— Start of Recorded data —

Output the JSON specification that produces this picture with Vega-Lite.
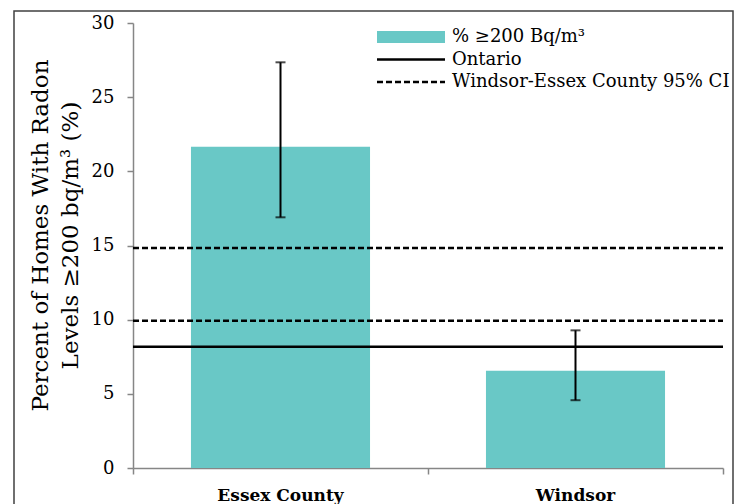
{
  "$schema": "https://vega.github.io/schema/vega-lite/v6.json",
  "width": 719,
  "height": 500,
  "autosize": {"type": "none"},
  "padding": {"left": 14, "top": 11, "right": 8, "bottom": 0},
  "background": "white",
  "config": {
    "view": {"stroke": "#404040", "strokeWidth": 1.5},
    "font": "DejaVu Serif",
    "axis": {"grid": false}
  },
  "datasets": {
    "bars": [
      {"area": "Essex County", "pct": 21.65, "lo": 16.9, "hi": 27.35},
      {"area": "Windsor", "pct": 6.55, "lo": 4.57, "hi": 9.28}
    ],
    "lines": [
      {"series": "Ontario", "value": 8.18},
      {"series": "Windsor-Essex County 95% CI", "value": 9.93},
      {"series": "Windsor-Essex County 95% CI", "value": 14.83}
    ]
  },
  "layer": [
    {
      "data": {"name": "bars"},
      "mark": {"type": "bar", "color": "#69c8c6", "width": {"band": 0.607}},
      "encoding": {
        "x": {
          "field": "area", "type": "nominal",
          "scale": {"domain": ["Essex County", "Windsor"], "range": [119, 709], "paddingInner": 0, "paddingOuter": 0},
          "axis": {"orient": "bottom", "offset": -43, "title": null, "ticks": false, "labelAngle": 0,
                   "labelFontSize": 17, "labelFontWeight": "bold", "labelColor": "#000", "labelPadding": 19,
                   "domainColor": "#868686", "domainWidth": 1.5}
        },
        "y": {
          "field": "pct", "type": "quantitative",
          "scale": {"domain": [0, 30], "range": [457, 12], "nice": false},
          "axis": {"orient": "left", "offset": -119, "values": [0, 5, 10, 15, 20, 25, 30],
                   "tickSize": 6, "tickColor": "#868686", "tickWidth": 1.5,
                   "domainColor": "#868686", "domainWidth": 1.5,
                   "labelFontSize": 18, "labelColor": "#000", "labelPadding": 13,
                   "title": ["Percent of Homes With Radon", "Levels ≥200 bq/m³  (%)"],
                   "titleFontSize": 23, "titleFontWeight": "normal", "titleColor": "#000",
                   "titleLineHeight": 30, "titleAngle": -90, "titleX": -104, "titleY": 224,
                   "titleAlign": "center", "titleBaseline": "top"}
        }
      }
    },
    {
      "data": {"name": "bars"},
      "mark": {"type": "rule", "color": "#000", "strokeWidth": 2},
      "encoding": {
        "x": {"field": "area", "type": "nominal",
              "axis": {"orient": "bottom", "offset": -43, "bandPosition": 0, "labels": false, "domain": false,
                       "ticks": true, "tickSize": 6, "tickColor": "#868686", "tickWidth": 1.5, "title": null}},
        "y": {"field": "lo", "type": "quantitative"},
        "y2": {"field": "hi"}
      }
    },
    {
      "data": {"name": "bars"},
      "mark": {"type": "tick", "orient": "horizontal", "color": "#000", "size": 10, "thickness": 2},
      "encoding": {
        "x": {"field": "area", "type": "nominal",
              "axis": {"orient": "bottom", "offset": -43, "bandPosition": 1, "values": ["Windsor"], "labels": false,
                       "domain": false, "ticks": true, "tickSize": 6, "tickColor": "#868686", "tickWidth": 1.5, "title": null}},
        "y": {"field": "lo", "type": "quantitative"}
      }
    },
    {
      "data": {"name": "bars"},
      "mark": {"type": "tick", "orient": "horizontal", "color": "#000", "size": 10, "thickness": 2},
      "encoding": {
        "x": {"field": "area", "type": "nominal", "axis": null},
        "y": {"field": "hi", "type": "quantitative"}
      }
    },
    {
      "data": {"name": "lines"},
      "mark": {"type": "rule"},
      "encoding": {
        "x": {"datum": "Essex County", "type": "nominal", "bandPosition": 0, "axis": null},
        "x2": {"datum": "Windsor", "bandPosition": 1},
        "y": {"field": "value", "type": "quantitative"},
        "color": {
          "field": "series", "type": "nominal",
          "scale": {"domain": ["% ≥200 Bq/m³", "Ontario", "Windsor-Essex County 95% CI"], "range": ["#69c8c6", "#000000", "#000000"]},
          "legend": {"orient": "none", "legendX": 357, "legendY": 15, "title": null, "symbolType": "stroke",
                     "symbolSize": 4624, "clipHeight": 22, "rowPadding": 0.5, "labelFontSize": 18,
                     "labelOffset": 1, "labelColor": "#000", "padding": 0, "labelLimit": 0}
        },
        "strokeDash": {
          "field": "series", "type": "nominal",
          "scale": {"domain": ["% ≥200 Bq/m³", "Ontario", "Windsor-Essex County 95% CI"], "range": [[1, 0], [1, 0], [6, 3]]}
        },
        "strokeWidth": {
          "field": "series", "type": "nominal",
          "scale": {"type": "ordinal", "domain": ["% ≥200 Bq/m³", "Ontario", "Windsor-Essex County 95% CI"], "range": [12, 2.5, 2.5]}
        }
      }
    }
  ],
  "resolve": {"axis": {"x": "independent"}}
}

— End of Recorded data —

§ What the task asks: Using the data above, write out every line exactly, leaving the images behind.

§ Solution for this task:
Output the JSON specification that produces this picture with Vega-Lite.
{
  "$schema": "https://vega.github.io/schema/vega-lite/v6.json",
  "width": 719,
  "height": 500,
  "autosize": {"type": "none"},
  "padding": {"left": 14, "top": 11, "right": 8, "bottom": 0},
  "background": "white",
  "config": {
    "view": {"stroke": "#404040", "strokeWidth": 1.5},
    "font": "DejaVu Serif",
    "axis": {"grid": false}
  },
  "datasets": {
    "bars": [
      {"area": "Essex County", "pct": 21.65, "lo": 16.9, "hi": 27.35},
      {"area": "Windsor", "pct": 6.55, "lo": 4.57, "hi": 9.28}
    ],
    "lines": [
      {"series": "Ontario", "value": 8.18},
      {"series": "Windsor-Essex County 95% CI", "value": 9.93},
      {"series": "Windsor-Essex County 95% CI", "value": 14.83}
    ]
  },
  "layer": [
    {
      "data": {"name": "bars"},
      "mark": {"type": "bar", "color": "#69c8c6", "width": {"band": 0.607}},
      "encoding": {
        "x": {
          "field": "area", "type": "nominal",
          "scale": {"domain": ["Essex County", "Windsor"], "range": [119, 709], "paddingInner": 0, "paddingOuter": 0},
          "axis": {"orient": "bottom", "offset": -43, "title": null, "ticks": false, "labelAngle": 0,
                   "labelFontSize": 17, "labelFontWeight": "bold", "labelColor": "#000", "labelPadding": 19,
                   "domainColor": "#868686", "domainWidth": 1.5}
        },
        "y": {
          "field": "pct", "type": "quantitative",
          "scale": {"domain": [0, 30], "range": [457, 12], "nice": false},
          "axis": {"orient": "left", "offset": -119, "values": [0, 5, 10, 15, 20, 25, 30],
                   "tickSize": 6, "tickColor": "#868686", "tickWidth": 1.5,
                   "domainColor": "#868686", "domainWidth": 1.5,
                   "labelFontSize": 18, "labelColor": "#000", "labelPadding": 13,
                   "title": ["Percent of Homes With Radon", "Levels ≥200 bq/m³  (%)"],
                   "titleFontSize": 23, "titleFontWeight": "normal", "titleColor": "#000",
                   "titleLineHeight": 30, "titleAngle": -90, "titleX": -104, "titleY": 224,
                   "titleAlign": "center", "titleBaseline": "top"}
        }
      }
    },
    {
      "data": {"name": "bars"},
      "mark": {"type": "rule", "color": "#000", "strokeWidth": 2},
      "encoding": {
        "x": {"field": "area", "type": "nominal",
              "axis": {"orient": "bottom", "offset": -43, "bandPosition": 0, "labels": false, "domain": false,
                       "ticks": true, "tickSize": 6, "tickColor": "#868686", "tickWidth": 1.5, "title": null}},
        "y": {"field": "lo", "type": "quantitative"},
        "y2": {"field": "hi"}
      }
    },
    {
      "data": {"name": "bars"},
      "mark": {"type": "tick", "orient": "horizontal", "color": "#000", "size": 10, "thickness": 2},
      "encoding": {
        "x": {"field": "area", "type": "nominal",
              "axis": {"orient": "bottom", "offset": -43, "bandPosition": 1, "values": ["Windsor"], "labels": false,
                       "domain": false, "ticks": true, "tickSize": 6, "tickColor": "#868686", "tickWidth": 1.5, "title": null}},
        "y": {"field": "lo", "type": "quantitative"}
      }
    },
    {
      "data": {"name": "bars"},
      "mark": {"type": "tick", "orient": "horizontal", "color": "#000", "size": 10, "thickness": 2},
      "encoding": {
        "x": {"field": "area", "type": "nominal", "axis": null},
        "y": {"field": "hi", "type": "quantitative"}
      }
    },
    {
      "data": {"name": "lines"},
      "mark": {"type": "rule"},
      "encoding": {
        "x": {"datum": "Essex County", "type": "nominal", "bandPosition": 0, "axis": null},
        "x2": {"datum": "Windsor", "bandPosition": 1},
        "y": {"field": "value", "type": "quantitative"},
        "color": {
          "field": "series", "type": "nominal",
          "scale": {"domain": ["% ≥200 Bq/m³", "Ontario", "Windsor-Essex County 95% CI"], "range": ["#69c8c6", "#000000", "#000000"]},
          "legend": {"orient": "none", "legendX": 357, "legendY": 15, "title": null, "symbolType": "stroke",
                     "symbolSize": 4624, "clipHeight": 22, "rowPadding": 0.5, "labelFontSize": 18,
                     "labelOffset": 1, "labelColor": "#000", "padding": 0, "labelLimit": 0}
        },
        "strokeDash": {
          "field": "series", "type": "nominal",
          "scale": {"domain": ["% ≥200 Bq/m³", "Ontario", "Windsor-Essex County 95% CI"], "range": [[1, 0], [1, 0], [6, 3]]}
        },
        "strokeWidth": {
          "field": "series", "type": "nominal",
          "scale": {"type": "ordinal", "domain": ["% ≥200 Bq/m³", "Ontario", "Windsor-Essex County 95% CI"], "range": [12, 2.5, 2.5]}
        }
      }
    }
  ],
  "resolve": {"axis": {"x": "independent"}}
}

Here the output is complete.